Дома родители меня встретили с каким-то ужасом. Они никак не могли понять, почему я так вдруг, в таком виде оставил монастырь. Дня через два после моего побега начальство монастыря узнало, что я нахожусь у родителей дома, игумен несколько раз присылал за мной, но я в монастырь больше не вернулся, а остался дома.
Живя дома, я по-прежнему рвался из села в поле, особенно когда хлеб начинал цвести. Боже мой! Как в это время я чувствовал себя хорошо! Казалось, каждая травка, каждый цветочек, каждый колос нашептывает мне о какой-то таинственной божественной сущности, которая так близка, близка человеку, всякому животному, всем травам, цветам, деревьям, земле, солнцу, звездам, всей вселенной. В таком опьяняющем чувстве я уходил в глубь хлебных полей и там предавался какой-то странной молитве: то плачу, то радуюсь, то дико кричу, обращаясь к небу, то ложусь, бывало, на спину и с затаенным дыханием ожидаю последней минуты жизни. Когда приходилось мне пахать или боронить, то я и здесь временами, особенно утром при восходе солнца и пении жаворонков, приходил в какое-то опьяняющее состояние духа.
В это время жил в нашем селе один крестьянин, по имени Семен Самсонович. Как сейчас вижу его: худой такой, тонкий, довольно высокий, но сутуловатый, лицо худое-худое, длинное, маленькая седенькая бородка, болезненный вид — однажды деревом его сильно придавило. Кто бы с ним ни повстречался, каждого он всегда первый приветствует: снимет шапку и, низко кланяясь, скажет: «Раб Божий, царство тебе небесное». Жил Семен очень бедно: когда он выдавал свою дочь, то гостей угощал на свадьбе одним хлебом и, вместо водки, святой иорданской водой. Замечательный это был человек. Однажды намолотил он ворох ржи и, сев неподалеку, стал охранять от домашних птиц. Не заметив Семена, сосед с мешком в руках пришел насыпать себе этой ржи. Насыпал полный мешок и никак не может поднять себе на спину.

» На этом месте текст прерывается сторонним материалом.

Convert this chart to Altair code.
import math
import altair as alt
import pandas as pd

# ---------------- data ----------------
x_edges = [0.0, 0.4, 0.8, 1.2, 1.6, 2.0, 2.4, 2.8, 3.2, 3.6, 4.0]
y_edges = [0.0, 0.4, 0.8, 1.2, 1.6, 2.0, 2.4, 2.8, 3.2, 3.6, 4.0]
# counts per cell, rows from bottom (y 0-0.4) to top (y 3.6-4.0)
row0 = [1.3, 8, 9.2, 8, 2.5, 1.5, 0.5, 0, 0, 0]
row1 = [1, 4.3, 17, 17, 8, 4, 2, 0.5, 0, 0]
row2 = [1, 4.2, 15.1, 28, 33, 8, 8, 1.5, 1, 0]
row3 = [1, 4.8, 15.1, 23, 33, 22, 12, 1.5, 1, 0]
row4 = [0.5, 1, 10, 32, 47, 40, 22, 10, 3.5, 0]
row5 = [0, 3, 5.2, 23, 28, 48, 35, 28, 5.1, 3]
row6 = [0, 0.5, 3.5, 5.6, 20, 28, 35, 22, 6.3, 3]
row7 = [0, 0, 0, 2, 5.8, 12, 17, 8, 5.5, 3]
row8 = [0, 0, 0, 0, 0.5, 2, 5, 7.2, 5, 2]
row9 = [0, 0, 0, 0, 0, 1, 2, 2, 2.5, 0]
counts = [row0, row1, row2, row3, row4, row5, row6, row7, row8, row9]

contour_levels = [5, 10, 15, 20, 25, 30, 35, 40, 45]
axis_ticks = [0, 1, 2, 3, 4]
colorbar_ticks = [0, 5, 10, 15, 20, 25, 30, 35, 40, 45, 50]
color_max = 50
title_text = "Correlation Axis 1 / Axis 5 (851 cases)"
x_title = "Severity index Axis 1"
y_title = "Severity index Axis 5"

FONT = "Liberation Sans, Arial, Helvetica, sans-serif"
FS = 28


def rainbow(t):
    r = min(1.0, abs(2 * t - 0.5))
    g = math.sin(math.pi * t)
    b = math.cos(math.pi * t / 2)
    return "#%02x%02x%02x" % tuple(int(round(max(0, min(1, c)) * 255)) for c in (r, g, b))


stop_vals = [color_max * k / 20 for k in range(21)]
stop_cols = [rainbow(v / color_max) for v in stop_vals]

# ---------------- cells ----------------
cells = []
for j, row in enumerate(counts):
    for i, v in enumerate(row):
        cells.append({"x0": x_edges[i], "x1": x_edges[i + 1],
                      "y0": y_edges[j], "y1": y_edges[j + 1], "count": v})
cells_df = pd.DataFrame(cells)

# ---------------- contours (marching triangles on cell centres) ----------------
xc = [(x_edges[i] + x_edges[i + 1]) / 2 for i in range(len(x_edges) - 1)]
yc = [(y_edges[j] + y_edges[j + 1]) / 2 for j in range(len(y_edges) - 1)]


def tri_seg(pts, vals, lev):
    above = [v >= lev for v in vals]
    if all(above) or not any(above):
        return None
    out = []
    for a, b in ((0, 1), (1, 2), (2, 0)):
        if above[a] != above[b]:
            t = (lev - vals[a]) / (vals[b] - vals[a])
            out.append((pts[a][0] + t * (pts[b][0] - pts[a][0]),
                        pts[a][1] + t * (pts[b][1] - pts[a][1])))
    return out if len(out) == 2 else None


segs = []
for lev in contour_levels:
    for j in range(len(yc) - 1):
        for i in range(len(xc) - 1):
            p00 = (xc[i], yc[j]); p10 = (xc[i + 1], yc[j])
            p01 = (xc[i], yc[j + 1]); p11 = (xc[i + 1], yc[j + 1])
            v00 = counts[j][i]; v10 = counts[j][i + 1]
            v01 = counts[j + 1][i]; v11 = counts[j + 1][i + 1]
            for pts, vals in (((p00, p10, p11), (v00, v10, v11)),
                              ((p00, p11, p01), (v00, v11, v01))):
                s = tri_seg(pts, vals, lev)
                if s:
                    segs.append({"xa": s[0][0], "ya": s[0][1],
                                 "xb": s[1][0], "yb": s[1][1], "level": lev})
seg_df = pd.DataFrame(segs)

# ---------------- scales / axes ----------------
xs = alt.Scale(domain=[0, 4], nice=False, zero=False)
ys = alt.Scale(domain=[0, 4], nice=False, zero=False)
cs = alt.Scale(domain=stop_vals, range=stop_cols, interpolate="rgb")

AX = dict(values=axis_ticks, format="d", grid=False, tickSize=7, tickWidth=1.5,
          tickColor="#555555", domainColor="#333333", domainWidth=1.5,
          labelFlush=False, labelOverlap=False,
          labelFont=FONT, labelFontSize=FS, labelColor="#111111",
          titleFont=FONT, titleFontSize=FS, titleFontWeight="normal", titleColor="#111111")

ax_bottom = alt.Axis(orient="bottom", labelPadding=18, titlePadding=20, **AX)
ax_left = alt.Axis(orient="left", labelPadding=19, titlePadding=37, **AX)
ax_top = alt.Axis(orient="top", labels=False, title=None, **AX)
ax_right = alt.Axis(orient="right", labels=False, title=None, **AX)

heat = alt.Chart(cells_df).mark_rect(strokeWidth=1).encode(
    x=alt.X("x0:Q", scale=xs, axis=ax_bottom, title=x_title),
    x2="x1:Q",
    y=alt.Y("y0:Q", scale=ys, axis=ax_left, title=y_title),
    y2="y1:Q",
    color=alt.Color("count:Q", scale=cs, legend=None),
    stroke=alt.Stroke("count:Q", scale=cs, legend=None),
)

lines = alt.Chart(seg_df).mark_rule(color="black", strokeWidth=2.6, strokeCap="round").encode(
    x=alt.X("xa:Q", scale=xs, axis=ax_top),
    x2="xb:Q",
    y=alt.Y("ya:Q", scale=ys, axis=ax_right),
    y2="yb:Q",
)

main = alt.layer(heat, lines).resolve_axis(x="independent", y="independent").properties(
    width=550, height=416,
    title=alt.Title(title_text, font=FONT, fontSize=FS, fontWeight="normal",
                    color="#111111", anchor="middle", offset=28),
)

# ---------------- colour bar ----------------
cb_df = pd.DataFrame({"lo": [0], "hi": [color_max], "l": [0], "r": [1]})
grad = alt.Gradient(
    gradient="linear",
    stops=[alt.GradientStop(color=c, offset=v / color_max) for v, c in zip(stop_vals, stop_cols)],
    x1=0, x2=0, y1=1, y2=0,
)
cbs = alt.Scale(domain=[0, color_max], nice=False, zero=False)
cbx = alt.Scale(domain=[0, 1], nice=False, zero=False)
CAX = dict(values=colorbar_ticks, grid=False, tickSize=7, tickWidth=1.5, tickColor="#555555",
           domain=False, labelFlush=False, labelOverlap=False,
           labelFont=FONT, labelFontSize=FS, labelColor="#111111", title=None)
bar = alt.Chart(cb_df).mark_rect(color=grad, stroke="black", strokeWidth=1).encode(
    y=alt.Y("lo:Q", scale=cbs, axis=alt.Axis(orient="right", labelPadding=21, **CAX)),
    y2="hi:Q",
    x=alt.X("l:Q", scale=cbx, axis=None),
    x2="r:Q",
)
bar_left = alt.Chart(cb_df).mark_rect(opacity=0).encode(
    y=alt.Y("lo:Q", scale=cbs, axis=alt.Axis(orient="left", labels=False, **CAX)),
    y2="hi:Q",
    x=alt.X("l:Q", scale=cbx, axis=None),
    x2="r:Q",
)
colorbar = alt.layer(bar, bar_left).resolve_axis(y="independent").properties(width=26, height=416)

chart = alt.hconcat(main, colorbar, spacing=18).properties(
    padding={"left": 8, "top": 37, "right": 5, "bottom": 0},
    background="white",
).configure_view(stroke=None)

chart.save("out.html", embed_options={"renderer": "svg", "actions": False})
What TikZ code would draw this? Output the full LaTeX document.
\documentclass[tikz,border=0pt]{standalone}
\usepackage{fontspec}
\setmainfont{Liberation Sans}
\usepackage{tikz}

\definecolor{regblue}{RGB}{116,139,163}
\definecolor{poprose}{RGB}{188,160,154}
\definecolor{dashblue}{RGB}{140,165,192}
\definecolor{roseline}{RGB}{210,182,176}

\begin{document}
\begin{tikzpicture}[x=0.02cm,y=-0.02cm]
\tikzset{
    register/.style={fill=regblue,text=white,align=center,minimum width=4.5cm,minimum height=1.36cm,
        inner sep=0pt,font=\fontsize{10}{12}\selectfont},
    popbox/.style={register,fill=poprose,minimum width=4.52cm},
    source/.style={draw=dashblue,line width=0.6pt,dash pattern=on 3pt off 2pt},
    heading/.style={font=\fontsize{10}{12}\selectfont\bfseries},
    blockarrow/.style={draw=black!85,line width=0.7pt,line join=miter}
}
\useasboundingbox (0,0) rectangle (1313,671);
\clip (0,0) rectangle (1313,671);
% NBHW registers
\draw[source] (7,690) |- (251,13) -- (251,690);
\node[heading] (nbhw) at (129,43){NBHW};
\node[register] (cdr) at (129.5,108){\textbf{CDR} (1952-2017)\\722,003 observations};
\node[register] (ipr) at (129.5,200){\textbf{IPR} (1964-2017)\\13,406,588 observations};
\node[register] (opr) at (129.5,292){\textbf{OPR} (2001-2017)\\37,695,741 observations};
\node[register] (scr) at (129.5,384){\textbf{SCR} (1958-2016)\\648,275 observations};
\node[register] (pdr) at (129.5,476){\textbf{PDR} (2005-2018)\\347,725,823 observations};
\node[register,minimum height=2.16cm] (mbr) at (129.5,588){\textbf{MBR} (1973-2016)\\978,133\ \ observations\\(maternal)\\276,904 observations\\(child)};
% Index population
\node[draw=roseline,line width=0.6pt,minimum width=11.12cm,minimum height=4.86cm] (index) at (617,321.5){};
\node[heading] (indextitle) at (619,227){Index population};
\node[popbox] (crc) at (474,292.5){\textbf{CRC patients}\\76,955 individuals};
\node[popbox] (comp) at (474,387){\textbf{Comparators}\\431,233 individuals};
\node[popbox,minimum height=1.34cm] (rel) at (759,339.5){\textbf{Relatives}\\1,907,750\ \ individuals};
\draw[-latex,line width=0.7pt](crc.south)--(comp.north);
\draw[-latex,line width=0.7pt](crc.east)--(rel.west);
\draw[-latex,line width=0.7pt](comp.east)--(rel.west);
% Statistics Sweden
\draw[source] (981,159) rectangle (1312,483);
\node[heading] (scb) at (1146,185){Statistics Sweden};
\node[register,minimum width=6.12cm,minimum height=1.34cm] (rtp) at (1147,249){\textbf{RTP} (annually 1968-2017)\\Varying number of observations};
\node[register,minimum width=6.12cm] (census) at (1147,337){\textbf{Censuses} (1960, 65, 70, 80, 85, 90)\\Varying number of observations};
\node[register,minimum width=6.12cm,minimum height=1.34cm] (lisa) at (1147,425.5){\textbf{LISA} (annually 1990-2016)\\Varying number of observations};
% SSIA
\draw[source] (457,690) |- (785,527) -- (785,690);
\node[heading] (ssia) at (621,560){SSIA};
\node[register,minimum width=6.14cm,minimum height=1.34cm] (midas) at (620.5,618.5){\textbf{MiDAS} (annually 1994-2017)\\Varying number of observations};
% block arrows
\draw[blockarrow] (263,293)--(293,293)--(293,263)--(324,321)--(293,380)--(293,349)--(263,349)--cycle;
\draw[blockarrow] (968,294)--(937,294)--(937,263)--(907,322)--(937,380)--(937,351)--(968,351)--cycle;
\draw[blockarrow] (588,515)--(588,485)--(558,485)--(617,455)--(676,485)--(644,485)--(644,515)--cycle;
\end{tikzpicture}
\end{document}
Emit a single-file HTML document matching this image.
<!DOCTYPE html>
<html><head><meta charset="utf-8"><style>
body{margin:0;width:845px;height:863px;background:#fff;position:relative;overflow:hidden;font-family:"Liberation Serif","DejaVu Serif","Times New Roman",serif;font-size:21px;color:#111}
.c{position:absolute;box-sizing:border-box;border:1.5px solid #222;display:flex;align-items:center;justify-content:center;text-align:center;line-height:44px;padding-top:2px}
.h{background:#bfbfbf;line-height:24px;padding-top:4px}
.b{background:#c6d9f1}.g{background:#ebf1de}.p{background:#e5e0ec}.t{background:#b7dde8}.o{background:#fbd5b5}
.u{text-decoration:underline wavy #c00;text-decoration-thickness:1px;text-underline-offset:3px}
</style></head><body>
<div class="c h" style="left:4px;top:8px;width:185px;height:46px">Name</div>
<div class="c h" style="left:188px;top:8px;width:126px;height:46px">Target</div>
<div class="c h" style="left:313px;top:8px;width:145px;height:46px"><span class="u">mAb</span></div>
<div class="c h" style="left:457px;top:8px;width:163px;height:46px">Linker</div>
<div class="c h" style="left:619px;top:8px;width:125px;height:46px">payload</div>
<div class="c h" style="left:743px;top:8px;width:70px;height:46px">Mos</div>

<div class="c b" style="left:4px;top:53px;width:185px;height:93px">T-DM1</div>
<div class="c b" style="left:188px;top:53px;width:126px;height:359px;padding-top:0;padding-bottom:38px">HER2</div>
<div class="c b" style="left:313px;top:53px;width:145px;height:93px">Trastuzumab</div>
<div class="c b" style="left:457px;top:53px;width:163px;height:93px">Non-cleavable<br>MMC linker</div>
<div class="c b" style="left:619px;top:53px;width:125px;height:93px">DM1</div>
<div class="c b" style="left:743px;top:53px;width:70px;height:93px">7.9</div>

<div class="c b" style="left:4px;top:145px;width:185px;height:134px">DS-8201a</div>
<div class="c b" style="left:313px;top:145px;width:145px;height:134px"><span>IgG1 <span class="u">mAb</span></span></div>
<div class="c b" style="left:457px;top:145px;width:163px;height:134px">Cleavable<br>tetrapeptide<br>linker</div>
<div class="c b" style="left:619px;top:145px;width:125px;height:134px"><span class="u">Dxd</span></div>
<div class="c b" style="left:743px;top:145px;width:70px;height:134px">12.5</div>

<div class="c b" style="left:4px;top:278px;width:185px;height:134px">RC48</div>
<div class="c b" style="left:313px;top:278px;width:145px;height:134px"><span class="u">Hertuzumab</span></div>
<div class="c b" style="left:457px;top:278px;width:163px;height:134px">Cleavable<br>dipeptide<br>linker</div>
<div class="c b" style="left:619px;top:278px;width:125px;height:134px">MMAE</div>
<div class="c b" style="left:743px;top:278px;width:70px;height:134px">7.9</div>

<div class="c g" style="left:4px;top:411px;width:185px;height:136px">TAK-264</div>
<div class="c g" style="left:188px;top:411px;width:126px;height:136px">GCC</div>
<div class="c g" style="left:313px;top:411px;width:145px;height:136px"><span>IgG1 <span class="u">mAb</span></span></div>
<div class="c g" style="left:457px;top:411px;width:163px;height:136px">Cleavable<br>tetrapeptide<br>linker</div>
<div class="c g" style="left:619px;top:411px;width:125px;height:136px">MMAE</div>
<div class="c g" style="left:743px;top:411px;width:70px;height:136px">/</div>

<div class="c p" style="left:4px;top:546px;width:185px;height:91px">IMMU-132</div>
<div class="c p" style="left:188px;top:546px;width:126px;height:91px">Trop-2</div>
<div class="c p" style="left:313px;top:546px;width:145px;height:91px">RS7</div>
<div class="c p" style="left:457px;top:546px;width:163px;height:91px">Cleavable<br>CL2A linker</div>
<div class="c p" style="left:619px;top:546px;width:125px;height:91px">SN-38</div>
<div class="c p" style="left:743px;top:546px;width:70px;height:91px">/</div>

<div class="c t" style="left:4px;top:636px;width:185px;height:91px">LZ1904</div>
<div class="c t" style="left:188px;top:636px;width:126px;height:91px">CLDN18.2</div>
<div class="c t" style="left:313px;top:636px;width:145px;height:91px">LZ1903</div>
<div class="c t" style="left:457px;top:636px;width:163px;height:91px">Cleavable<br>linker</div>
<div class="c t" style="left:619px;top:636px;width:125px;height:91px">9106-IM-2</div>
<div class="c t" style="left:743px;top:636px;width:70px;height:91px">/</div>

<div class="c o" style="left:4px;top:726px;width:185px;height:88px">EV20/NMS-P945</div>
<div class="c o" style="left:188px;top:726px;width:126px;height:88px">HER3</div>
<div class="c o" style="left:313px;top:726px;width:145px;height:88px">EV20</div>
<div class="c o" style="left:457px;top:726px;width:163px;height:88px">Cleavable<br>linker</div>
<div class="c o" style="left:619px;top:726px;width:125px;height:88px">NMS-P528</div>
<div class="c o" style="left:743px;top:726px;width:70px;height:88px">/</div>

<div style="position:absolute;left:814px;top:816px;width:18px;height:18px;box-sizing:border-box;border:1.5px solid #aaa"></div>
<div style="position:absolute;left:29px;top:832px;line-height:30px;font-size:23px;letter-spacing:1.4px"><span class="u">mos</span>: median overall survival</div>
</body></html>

Подходит Семен Самсонович и говорит вору: «Раб Божий, подожди, я помогу тебе поднять», и помогает вору поднять украденное у него! Отдавал всегда Семен все последнее свое. Помню, раз подарили ему новый хороший овчинный тулуп, через несколько дней пришел какой-то странник, попросил, нет ли чего из одежи — была зима — сейчас отдает ему Семен свой хороший тулуп, только что подаренный, а после оказалось, странник-то в кабак его и снес. Никогда никого словом не оскорблял Семен, если кто его ругал или обзывал нехорошим словом, он на все всем отвечал: «Раб Божий, царство тебе небесное». Никогда он ни с кем не спорил, речь его была тиха, говорил мало. Любил он раньше всех приходить в церковь, любил также звонить на колокольне в один колокол, и какой бы ни был ветер, холод, мороз, под колоколом стоял он всегда с обнаженной головой. А когда стоял на молитве, то слезами увлажнял свою голову. С этим-то Семеном я и познакомился, и мы полюбили друг друга горячо. Как-то зашел он к нам в избу, говорили мы с ним о многом, наконец он обращается ко мне с следующим призывом: «Пойдем, раб Божий, к Тихону Задонскому, помолимся ему, авось он укажет тебе путь спасения». Родители согласились меня с ним отпустить, и мы через два дня отправились в путь. Был Великий пост. Шли мы четыре дня. В монастыре мы исповедовались и причастились святых Тайн. Был в этом монастыре прозорливый иеромонах Иосиф, зашли мы к нему, он Семена принял очень хорошо, а мне сказал, что я через год буду на старом Афоне.